▶ _The task_: Copy only what lies from the line containing "Rebuild this chart" through the line containing "const WEEKS_FILL = '#1c1c1c';" in the entries below, keeping both end lines exact and dropping every picture.

== Recorded data

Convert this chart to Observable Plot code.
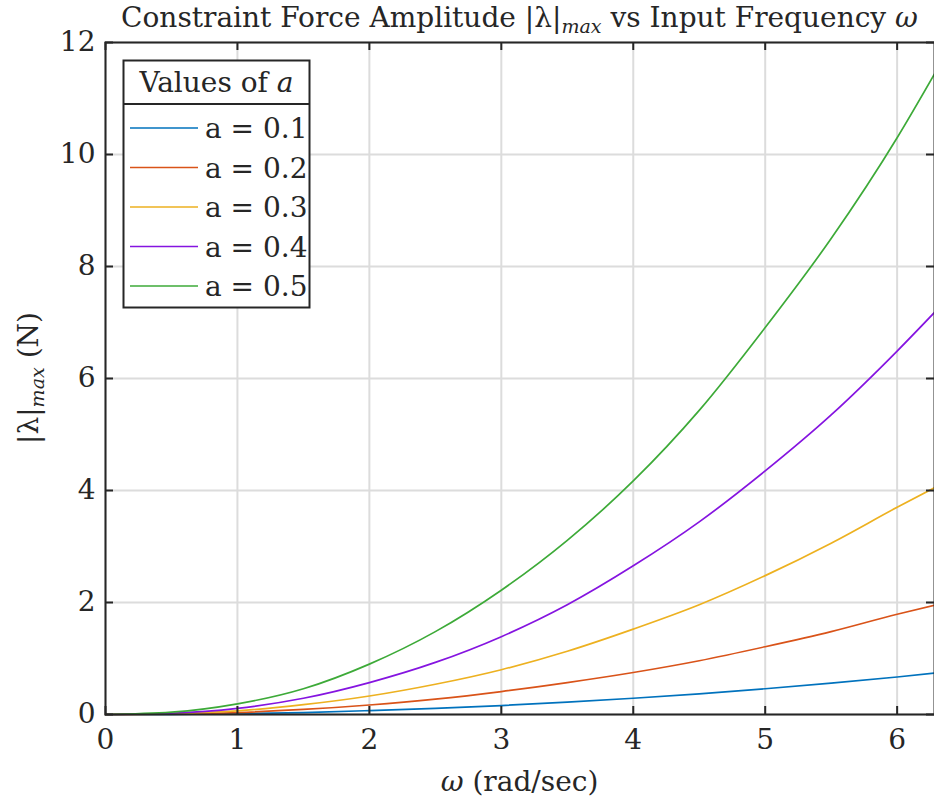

====
== Recorded data

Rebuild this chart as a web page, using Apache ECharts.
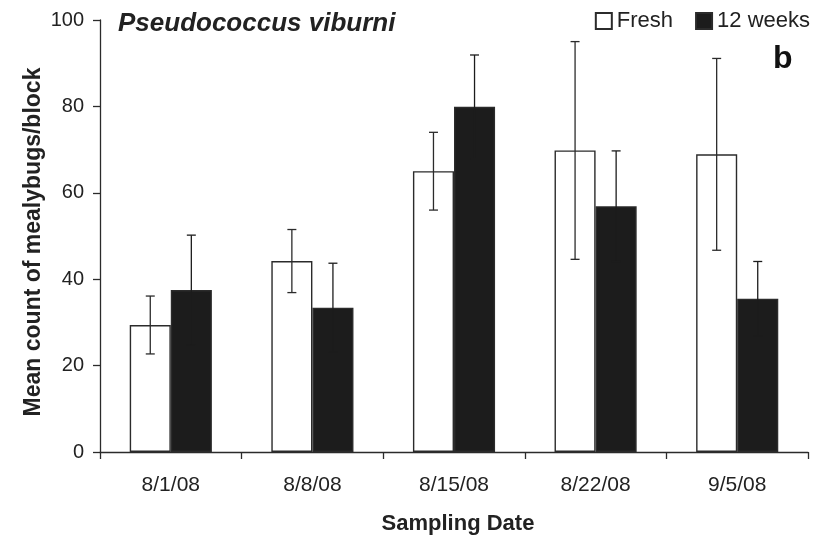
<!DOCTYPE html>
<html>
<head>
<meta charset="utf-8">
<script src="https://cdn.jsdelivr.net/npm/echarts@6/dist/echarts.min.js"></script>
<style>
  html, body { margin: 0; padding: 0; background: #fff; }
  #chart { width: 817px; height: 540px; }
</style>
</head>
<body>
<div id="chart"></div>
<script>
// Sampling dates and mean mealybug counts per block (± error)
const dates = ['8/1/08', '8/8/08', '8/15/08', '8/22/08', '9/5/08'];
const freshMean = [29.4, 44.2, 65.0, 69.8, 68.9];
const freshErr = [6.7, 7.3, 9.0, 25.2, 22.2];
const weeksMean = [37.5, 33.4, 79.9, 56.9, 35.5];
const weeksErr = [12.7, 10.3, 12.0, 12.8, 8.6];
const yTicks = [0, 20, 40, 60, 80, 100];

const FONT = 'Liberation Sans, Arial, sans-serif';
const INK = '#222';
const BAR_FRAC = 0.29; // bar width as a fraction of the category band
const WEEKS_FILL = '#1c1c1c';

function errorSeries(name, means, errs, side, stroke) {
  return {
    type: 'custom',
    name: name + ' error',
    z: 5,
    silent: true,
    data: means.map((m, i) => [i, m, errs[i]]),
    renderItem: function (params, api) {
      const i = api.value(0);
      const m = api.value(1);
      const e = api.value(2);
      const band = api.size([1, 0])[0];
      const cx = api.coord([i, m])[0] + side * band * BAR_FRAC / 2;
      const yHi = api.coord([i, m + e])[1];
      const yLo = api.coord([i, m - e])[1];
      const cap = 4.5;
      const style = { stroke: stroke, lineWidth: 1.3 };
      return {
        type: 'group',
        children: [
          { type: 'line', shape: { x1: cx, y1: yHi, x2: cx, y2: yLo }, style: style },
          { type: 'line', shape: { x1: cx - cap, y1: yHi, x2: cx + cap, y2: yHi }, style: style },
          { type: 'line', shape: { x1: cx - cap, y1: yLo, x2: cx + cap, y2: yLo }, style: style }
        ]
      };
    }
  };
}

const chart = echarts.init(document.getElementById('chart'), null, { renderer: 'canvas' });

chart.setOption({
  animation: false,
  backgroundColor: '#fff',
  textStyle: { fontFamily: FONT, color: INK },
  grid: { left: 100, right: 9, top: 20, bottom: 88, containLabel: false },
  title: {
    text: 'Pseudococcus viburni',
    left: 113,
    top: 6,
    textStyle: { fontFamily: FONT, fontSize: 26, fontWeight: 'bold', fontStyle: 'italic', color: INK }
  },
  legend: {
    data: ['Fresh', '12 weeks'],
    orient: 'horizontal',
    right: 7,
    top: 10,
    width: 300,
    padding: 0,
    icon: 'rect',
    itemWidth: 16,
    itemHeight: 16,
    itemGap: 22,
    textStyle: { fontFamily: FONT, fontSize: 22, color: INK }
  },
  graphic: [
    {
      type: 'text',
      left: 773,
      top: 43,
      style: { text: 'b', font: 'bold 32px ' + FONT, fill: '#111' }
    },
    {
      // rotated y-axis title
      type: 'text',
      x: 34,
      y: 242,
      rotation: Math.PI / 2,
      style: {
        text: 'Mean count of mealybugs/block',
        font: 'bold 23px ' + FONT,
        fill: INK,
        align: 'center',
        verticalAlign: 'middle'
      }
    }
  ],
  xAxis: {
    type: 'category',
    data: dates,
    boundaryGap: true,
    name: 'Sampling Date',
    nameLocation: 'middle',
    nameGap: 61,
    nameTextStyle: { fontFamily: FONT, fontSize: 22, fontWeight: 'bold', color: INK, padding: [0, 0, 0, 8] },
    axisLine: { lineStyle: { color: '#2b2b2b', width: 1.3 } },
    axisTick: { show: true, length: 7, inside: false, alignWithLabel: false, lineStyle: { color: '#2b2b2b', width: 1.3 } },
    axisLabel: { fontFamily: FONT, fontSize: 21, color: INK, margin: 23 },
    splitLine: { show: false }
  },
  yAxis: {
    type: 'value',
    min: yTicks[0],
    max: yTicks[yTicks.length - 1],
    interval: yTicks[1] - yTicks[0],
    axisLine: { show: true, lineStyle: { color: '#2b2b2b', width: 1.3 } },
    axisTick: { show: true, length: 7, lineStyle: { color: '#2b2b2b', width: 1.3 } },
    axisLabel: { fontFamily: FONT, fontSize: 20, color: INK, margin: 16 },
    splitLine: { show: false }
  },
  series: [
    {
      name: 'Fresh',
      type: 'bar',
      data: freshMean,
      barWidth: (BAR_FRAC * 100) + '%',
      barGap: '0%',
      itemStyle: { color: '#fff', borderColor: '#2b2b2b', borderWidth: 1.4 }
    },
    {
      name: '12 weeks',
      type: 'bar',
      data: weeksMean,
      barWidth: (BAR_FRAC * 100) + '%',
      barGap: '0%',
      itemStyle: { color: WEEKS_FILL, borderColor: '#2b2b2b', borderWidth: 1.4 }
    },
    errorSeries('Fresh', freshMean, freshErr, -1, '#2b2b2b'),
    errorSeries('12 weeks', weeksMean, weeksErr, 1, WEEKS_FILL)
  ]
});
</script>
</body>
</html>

====

▶ _Written response_:
Rebuild this chart as a web page, using Apache ECharts.
<!DOCTYPE html>
<html>
<head>
<meta charset="utf-8">
<script src="https://cdn.jsdelivr.net/npm/echarts@6/dist/echarts.min.js"></script>
<style>
  html, body { margin: 0; padding: 0; background: #fff; }
  #chart { width: 817px; height: 540px; }
</style>
</head>
<body>
<div id="chart"></div>
<script>
// Sampling dates and mean mealybug counts per block (± error)
const dates = ['8/1/08', '8/8/08', '8/15/08', '8/22/08', '9/5/08'];
const freshMean = [29.4, 44.2, 65.0, 69.8, 68.9];
const freshErr = [6.7, 7.3, 9.0, 25.2, 22.2];
const weeksMean = [37.5, 33.4, 79.9, 56.9, 35.5];
const weeksErr = [12.7, 10.3, 12.0, 12.8, 8.6];
const yTicks = [0, 20, 40, 60, 80, 100];

const FONT = 'Liberation Sans, Arial, sans-serif';
const INK = '#222';
const BAR_FRAC = 0.29; // bar width as a fraction of the category band
const WEEKS_FILL = '#1c1c1c';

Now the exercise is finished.